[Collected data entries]
* start *
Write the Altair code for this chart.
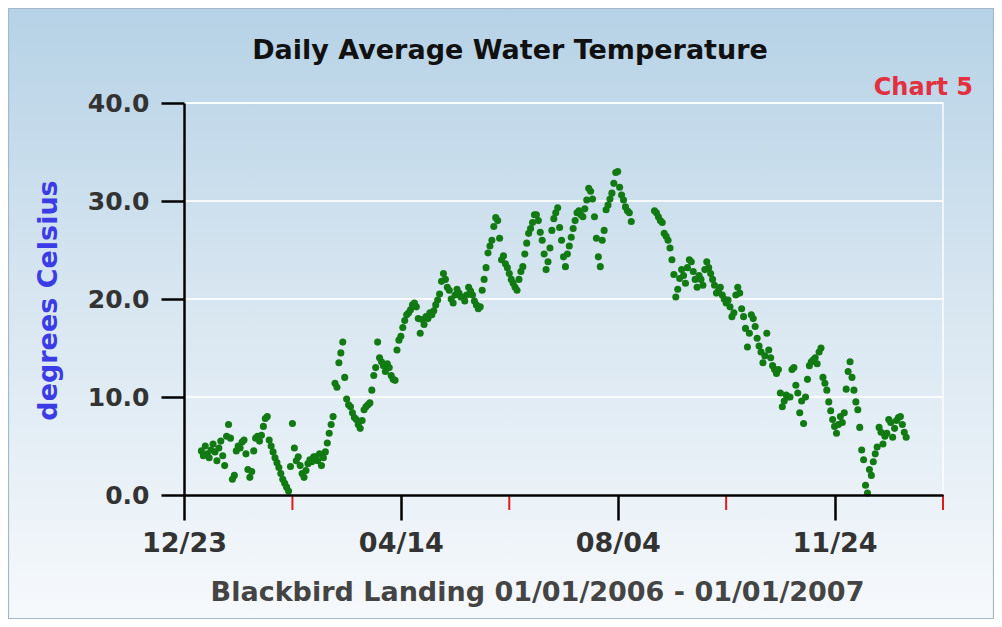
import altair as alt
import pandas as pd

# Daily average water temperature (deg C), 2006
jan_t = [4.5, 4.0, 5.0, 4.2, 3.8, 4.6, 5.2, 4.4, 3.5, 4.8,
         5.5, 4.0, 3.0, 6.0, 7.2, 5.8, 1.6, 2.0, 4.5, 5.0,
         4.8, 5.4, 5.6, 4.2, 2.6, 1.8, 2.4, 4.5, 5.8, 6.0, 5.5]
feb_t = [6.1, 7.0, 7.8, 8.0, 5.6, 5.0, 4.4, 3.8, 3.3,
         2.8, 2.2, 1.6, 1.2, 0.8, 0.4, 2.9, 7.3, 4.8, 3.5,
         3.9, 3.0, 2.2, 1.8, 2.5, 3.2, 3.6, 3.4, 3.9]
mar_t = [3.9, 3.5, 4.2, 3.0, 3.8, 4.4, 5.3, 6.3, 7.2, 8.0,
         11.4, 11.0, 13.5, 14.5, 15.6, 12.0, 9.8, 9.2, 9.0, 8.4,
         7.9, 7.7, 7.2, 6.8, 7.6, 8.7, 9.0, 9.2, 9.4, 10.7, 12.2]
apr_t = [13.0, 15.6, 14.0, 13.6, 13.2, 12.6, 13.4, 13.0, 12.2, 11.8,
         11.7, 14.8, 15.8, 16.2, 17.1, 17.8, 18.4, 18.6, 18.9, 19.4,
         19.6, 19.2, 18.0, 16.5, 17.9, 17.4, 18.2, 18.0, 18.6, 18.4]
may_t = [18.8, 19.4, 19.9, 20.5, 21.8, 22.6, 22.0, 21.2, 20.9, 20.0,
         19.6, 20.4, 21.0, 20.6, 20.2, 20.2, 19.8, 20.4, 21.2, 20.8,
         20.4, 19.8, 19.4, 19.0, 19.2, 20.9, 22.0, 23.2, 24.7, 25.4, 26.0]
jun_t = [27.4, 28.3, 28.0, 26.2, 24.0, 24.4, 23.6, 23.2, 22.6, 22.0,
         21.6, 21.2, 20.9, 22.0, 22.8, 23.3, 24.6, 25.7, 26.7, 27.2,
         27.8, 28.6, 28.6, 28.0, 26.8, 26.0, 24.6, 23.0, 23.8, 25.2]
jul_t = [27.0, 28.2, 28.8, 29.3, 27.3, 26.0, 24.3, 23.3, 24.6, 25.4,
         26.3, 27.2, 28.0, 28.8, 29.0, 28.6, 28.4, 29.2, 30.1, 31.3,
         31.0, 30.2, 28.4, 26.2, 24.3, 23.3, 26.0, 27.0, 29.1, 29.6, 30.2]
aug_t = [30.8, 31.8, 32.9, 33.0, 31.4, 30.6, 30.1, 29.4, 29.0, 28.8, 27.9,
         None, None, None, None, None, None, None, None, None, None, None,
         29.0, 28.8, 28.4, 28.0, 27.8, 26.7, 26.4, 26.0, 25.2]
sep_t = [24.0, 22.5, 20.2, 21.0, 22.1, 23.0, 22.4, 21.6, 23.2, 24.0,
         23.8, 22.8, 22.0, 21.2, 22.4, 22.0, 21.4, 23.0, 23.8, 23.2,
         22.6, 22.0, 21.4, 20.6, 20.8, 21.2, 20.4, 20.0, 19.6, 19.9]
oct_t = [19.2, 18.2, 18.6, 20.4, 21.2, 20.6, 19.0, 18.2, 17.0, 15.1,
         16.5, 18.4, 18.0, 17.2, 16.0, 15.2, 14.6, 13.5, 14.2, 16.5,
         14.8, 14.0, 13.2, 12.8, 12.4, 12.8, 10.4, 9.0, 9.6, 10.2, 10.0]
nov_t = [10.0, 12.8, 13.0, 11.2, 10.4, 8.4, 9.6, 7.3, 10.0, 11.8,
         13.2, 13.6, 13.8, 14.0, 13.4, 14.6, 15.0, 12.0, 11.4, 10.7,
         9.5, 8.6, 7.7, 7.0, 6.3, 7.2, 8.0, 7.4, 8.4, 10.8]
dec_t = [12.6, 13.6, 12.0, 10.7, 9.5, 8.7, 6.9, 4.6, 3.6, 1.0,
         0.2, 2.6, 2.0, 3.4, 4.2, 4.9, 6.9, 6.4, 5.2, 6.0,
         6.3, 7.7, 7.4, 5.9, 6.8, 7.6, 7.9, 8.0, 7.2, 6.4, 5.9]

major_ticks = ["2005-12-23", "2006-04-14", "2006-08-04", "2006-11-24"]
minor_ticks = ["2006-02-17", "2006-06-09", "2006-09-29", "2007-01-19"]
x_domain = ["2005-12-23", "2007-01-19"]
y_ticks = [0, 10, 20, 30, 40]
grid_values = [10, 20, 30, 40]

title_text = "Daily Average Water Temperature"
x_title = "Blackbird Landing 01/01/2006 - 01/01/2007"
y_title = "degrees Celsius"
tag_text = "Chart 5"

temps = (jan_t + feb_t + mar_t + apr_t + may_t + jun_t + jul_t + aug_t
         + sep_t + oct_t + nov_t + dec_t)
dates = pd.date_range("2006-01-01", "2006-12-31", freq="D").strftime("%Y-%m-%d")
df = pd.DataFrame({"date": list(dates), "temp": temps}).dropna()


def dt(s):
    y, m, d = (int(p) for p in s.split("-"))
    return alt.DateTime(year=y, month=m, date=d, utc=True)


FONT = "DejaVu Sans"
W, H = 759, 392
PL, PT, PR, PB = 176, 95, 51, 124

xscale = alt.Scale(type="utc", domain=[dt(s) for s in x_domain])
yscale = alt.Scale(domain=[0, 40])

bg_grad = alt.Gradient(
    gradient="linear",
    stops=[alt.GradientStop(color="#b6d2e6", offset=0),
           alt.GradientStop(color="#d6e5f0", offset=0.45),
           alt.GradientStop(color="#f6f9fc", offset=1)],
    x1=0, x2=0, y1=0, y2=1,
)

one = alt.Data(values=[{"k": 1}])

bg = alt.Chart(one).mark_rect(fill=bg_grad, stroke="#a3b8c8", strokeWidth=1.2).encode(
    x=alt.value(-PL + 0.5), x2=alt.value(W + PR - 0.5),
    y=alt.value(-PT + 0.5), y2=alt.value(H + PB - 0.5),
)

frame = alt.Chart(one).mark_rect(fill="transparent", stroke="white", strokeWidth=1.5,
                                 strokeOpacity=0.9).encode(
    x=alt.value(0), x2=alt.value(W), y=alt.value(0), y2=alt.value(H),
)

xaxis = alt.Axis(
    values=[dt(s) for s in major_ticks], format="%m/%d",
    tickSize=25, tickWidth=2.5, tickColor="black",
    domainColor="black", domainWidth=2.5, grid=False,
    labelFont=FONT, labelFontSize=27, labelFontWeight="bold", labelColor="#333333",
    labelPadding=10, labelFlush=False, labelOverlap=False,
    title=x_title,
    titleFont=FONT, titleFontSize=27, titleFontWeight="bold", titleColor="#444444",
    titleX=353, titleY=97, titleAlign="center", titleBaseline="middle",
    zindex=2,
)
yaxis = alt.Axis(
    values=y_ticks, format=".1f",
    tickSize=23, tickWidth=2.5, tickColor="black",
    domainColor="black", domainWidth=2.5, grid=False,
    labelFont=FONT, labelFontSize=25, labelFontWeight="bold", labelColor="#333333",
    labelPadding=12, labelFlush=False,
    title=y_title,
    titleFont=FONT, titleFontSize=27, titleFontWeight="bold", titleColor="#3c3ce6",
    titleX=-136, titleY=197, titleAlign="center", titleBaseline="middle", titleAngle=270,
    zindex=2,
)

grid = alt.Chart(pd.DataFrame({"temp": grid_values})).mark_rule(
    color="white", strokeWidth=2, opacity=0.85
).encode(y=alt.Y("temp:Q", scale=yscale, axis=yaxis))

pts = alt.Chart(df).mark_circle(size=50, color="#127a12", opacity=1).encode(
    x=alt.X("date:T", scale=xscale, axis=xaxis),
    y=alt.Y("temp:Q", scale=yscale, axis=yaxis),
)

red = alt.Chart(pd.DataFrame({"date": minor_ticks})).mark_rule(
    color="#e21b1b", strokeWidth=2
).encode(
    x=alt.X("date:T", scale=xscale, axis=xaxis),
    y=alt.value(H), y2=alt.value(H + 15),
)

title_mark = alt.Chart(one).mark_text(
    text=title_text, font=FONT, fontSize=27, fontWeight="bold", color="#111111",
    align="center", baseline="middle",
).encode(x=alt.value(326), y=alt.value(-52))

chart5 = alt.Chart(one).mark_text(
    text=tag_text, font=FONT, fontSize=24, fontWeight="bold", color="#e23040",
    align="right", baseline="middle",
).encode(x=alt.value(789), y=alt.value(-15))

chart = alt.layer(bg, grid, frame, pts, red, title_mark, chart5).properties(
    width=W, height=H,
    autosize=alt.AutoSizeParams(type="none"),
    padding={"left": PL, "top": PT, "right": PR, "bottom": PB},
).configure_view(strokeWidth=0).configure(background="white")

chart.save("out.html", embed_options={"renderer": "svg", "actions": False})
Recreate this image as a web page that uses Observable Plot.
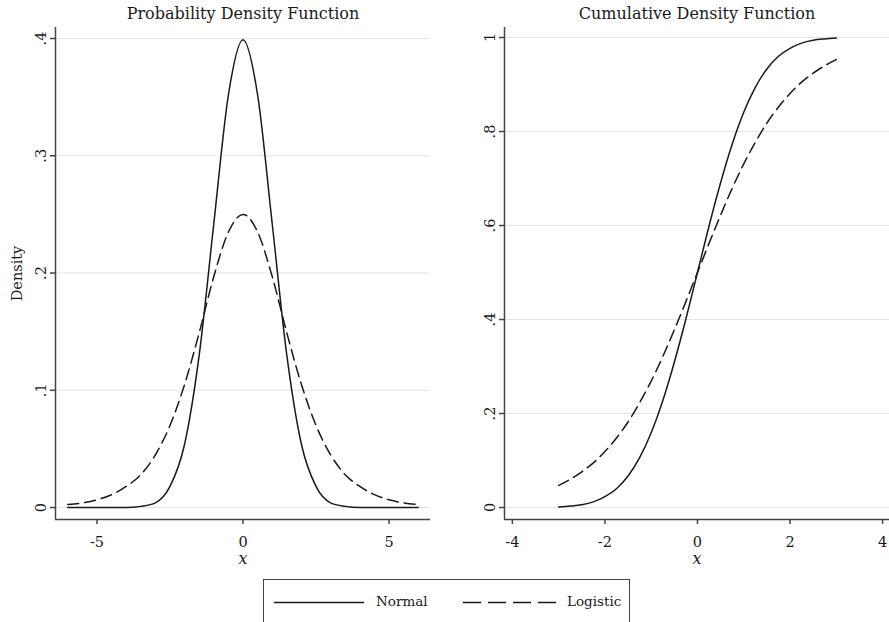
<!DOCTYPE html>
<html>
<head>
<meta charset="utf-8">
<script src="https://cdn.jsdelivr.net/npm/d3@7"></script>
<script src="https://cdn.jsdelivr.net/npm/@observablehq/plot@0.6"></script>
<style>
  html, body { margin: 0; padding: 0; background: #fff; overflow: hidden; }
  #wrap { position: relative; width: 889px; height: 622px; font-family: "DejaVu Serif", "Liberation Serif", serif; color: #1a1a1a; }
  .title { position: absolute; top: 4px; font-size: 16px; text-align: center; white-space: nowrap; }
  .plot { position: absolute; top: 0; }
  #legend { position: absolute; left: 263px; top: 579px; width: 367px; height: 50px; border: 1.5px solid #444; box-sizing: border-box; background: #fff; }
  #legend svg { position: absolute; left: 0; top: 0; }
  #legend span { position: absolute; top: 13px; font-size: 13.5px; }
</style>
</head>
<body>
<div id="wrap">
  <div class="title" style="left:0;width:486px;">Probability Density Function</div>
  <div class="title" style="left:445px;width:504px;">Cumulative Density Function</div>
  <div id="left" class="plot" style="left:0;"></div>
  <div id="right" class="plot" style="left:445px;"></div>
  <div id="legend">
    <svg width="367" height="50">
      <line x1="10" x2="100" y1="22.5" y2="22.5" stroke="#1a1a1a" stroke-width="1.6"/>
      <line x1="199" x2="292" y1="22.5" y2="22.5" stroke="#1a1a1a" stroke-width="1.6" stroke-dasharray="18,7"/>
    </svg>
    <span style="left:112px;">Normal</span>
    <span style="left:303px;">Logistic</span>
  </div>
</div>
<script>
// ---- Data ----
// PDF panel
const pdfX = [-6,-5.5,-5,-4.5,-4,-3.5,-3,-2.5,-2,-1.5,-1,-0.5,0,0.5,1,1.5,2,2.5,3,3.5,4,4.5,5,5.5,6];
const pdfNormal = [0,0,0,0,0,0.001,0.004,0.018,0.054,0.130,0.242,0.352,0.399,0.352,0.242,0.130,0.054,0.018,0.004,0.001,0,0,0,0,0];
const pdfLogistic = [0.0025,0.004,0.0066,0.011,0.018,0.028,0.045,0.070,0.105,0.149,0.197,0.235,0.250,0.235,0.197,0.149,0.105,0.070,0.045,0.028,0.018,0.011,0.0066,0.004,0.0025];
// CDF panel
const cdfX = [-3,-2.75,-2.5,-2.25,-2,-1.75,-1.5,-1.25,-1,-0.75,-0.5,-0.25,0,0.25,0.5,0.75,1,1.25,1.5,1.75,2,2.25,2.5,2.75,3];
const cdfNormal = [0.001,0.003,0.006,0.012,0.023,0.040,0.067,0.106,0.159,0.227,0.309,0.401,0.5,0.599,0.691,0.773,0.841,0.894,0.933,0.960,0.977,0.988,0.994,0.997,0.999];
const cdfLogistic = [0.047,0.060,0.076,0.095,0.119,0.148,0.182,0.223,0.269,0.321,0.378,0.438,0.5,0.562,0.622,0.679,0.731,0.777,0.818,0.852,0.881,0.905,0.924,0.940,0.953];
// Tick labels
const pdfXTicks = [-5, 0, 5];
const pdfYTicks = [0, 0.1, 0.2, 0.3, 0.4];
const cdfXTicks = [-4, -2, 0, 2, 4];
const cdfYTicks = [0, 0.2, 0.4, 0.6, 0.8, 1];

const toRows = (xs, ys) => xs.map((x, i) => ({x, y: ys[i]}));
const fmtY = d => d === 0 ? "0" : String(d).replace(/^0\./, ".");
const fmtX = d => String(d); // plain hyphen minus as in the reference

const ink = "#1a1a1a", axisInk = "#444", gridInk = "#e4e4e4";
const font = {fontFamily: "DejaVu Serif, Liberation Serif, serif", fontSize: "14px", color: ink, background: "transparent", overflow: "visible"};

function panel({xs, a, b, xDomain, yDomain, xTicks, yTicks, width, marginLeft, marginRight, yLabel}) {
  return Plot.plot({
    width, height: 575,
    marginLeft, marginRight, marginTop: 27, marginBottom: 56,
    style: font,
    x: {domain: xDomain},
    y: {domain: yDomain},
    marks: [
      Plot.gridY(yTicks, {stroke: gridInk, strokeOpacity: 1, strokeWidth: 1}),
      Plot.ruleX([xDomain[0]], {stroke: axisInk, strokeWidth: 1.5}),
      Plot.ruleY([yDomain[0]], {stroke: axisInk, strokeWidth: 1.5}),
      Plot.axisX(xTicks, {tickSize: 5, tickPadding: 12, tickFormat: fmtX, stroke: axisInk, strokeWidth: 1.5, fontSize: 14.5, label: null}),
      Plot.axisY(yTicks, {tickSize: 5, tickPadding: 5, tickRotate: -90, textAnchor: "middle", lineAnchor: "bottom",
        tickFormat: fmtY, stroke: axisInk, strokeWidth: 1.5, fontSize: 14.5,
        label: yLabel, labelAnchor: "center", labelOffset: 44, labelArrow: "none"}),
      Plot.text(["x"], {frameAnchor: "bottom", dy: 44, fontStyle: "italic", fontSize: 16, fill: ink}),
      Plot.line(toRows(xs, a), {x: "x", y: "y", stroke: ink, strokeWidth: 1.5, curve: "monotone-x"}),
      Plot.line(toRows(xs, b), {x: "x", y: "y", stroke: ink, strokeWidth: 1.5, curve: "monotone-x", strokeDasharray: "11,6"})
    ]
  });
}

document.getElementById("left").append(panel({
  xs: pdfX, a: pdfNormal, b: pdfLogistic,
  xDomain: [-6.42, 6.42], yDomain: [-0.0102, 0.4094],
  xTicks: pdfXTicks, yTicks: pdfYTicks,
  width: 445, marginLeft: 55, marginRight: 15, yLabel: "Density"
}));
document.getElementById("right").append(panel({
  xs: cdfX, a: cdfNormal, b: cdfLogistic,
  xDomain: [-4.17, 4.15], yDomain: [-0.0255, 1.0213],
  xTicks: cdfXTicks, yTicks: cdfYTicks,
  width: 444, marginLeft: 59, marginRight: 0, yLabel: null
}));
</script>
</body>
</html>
* end *
* **Exercise directions**
Begin at the first line of the entries above and return each line exactly, stopping after the line that contains "import pandas as pd". Pictures do not belong in the copy.

* **Final result**
Write the Altair code for this chart.
import altair as alt
import pandas as pd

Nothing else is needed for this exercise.